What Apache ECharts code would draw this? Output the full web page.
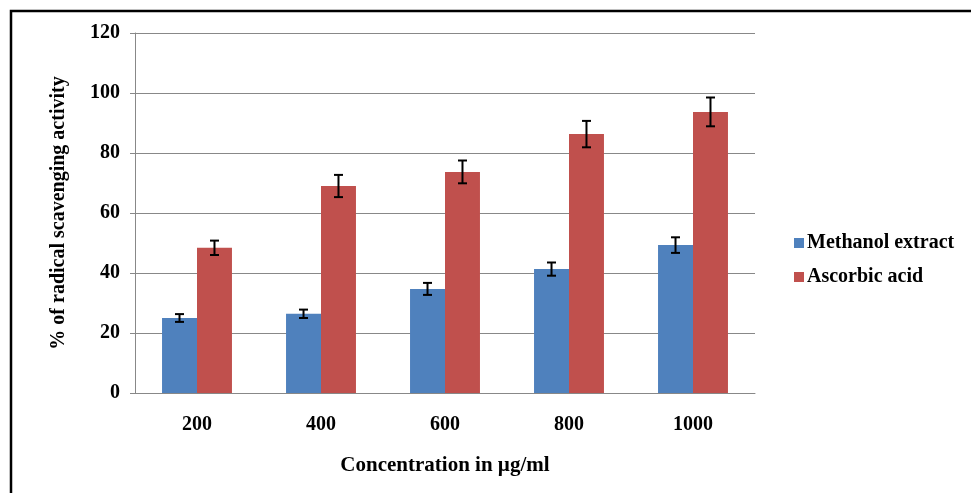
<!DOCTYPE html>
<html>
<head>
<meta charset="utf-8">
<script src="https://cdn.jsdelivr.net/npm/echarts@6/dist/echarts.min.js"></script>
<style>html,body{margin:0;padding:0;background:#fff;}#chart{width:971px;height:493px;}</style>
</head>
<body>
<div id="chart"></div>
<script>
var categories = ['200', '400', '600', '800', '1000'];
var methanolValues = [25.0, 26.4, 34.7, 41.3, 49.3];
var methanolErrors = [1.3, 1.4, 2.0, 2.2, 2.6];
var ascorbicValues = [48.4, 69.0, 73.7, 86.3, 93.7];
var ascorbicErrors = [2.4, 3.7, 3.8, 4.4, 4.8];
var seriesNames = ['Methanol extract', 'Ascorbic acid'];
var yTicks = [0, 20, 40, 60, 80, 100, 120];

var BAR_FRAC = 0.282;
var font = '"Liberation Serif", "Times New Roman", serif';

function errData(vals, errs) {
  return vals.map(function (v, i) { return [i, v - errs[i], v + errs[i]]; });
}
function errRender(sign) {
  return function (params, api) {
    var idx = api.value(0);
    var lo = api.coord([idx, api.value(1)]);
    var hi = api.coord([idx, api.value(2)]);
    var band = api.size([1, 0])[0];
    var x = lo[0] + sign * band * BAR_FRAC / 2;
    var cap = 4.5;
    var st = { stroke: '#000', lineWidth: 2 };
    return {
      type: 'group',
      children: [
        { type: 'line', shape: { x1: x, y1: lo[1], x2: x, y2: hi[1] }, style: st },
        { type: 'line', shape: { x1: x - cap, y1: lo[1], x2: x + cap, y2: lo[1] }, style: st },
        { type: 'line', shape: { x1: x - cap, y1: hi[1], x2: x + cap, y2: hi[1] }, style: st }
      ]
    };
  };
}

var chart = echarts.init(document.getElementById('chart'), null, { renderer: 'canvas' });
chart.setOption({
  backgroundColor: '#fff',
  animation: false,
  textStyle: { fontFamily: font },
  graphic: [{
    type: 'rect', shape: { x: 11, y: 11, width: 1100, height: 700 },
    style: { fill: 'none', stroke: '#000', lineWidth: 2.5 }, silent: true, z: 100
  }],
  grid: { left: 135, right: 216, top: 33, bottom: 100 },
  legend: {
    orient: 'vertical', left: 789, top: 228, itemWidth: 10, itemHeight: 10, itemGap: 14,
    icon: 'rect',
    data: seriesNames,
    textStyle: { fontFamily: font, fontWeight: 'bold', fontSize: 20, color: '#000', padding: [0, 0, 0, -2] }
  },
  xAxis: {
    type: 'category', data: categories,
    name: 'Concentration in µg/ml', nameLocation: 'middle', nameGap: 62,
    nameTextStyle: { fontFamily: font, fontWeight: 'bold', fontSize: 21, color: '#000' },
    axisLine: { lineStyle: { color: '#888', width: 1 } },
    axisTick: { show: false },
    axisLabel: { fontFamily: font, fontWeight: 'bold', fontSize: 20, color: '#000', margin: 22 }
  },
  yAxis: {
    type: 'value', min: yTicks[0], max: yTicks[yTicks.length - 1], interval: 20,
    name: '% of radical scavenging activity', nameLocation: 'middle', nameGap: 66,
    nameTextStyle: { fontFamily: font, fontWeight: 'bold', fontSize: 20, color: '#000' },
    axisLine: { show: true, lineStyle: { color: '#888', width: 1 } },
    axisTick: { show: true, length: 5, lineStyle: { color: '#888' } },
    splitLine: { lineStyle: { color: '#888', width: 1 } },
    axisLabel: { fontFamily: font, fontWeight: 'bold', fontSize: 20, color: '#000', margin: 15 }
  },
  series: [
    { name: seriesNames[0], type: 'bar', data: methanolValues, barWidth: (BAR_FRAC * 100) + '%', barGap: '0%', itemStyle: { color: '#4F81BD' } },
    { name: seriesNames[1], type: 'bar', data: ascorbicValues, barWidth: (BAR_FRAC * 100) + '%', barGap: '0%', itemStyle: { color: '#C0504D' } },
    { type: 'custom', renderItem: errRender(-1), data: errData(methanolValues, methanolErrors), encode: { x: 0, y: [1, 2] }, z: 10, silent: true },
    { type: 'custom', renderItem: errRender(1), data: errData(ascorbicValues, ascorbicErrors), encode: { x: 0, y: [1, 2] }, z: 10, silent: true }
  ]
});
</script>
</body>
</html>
--
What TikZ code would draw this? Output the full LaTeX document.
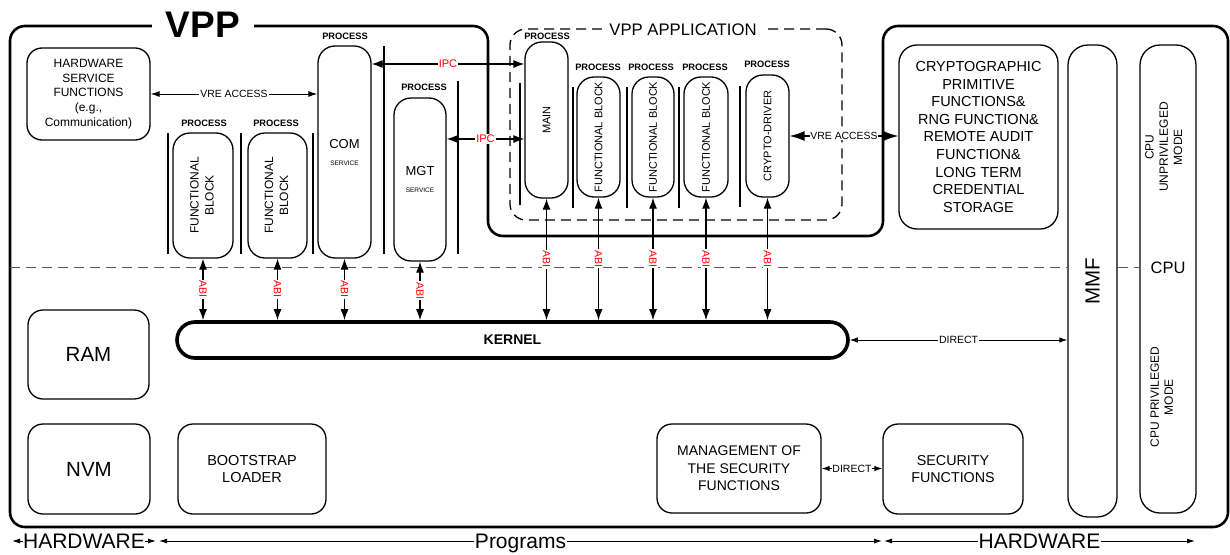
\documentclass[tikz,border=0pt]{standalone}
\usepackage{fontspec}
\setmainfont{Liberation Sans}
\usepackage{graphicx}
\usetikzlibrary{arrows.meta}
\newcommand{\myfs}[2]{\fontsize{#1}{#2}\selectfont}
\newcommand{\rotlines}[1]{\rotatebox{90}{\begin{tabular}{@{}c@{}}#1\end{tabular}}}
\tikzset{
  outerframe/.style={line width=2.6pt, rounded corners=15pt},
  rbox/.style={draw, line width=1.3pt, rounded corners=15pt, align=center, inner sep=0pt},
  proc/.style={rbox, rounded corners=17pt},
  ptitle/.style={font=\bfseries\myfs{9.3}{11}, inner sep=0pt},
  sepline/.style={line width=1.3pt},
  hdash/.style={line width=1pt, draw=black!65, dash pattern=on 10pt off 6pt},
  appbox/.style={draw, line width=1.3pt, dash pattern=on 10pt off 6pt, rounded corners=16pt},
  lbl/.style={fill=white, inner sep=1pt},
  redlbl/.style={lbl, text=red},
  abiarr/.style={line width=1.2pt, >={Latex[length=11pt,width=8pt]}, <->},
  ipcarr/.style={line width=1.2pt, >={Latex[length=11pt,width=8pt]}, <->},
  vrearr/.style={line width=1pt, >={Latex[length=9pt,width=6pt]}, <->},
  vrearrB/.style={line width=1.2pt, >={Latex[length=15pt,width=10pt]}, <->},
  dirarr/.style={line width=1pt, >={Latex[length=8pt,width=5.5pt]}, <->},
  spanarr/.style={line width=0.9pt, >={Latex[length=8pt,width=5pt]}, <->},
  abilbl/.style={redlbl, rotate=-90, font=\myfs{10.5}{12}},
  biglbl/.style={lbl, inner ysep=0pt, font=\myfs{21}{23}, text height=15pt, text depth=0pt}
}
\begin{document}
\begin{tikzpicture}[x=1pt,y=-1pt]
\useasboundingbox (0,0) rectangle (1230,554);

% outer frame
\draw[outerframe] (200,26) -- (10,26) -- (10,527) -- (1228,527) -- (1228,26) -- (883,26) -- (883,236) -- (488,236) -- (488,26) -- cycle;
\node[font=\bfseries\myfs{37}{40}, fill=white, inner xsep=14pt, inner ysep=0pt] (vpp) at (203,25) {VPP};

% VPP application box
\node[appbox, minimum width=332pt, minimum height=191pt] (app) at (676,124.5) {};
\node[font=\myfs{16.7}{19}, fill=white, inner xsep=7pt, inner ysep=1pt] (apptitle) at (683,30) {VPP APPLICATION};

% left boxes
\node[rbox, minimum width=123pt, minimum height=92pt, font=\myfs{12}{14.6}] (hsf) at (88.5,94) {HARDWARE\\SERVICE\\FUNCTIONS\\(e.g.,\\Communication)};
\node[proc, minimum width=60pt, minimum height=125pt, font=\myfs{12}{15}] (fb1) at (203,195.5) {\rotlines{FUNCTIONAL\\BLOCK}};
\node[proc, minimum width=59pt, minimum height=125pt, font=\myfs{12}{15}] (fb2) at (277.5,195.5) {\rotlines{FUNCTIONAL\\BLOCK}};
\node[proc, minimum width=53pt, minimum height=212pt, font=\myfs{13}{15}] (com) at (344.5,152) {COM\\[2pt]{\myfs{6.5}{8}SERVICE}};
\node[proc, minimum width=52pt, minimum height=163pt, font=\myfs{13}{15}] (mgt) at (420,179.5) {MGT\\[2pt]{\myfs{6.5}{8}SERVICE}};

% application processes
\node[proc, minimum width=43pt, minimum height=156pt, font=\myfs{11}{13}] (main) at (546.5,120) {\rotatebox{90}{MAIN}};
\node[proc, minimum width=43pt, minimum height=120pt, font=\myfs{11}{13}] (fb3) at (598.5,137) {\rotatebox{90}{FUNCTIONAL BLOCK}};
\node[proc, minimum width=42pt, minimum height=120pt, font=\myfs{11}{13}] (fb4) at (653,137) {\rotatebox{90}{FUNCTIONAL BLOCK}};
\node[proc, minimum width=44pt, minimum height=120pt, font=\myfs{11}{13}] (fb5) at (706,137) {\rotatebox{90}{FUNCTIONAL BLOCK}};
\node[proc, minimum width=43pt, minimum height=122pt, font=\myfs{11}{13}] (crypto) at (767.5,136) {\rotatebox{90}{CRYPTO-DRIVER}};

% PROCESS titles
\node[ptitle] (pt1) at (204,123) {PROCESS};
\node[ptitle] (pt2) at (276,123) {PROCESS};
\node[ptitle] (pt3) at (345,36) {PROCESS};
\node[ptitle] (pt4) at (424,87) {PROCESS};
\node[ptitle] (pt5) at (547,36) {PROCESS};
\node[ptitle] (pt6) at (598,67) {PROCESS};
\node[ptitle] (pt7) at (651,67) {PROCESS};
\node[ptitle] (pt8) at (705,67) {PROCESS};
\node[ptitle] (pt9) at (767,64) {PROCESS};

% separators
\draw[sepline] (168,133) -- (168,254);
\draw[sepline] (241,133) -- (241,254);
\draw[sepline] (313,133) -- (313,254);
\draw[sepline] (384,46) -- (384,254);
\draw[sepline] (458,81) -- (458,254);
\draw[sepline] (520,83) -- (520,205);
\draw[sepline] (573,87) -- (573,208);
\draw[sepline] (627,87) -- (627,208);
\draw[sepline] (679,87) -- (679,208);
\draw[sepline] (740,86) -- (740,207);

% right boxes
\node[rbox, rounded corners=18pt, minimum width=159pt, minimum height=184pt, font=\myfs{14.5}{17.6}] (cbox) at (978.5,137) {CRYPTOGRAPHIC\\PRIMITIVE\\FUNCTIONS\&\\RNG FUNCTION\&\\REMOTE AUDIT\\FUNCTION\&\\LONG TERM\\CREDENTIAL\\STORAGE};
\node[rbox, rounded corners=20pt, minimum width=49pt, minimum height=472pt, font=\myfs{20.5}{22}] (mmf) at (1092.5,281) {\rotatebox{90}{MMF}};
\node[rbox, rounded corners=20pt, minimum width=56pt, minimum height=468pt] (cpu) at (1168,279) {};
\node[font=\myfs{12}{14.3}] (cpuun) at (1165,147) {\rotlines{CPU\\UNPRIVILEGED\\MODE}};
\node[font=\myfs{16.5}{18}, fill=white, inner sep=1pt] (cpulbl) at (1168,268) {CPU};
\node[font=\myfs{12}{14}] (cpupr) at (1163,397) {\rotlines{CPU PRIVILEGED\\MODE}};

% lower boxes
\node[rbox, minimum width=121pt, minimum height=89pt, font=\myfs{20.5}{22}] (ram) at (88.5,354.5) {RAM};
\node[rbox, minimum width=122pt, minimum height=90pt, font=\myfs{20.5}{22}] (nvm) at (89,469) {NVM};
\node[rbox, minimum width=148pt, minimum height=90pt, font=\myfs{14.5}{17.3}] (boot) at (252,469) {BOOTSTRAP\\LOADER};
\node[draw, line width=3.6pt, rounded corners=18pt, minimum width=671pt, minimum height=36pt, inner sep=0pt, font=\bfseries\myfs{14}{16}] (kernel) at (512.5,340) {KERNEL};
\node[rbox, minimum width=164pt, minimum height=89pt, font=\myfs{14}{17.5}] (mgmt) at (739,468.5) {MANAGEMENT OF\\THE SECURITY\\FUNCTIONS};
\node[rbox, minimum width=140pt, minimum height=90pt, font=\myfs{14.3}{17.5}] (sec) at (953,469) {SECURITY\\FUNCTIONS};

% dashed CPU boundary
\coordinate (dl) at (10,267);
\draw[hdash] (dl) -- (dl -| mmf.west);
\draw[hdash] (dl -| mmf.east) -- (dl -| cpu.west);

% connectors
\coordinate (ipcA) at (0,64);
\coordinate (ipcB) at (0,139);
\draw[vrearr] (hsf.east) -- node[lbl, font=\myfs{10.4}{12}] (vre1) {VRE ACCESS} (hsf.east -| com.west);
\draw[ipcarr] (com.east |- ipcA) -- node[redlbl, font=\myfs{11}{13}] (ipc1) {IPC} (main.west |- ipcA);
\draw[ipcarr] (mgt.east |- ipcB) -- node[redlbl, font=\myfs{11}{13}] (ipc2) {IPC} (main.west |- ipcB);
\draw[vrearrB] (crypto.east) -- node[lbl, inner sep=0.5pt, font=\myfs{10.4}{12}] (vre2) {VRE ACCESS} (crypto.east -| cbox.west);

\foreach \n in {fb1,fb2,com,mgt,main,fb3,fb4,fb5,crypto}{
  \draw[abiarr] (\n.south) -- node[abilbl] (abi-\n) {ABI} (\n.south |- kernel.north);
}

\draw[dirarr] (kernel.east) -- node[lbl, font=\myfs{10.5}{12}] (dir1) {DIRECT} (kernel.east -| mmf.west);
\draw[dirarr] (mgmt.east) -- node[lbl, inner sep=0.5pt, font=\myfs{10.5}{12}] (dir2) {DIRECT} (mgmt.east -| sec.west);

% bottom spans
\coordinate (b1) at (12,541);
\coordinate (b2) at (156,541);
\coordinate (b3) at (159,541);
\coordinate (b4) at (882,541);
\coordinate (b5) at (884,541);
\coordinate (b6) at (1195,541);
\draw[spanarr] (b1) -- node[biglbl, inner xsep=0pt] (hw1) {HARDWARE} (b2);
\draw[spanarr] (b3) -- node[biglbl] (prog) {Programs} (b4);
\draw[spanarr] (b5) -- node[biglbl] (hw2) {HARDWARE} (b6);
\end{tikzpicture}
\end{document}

▶ _Aim_:
Copy every line above that holds the word "this".

▶ _Response to the exercise_:
What Apache ECharts code would draw this? Output the full web page.
What TikZ code would draw this? Output the full LaTeX document.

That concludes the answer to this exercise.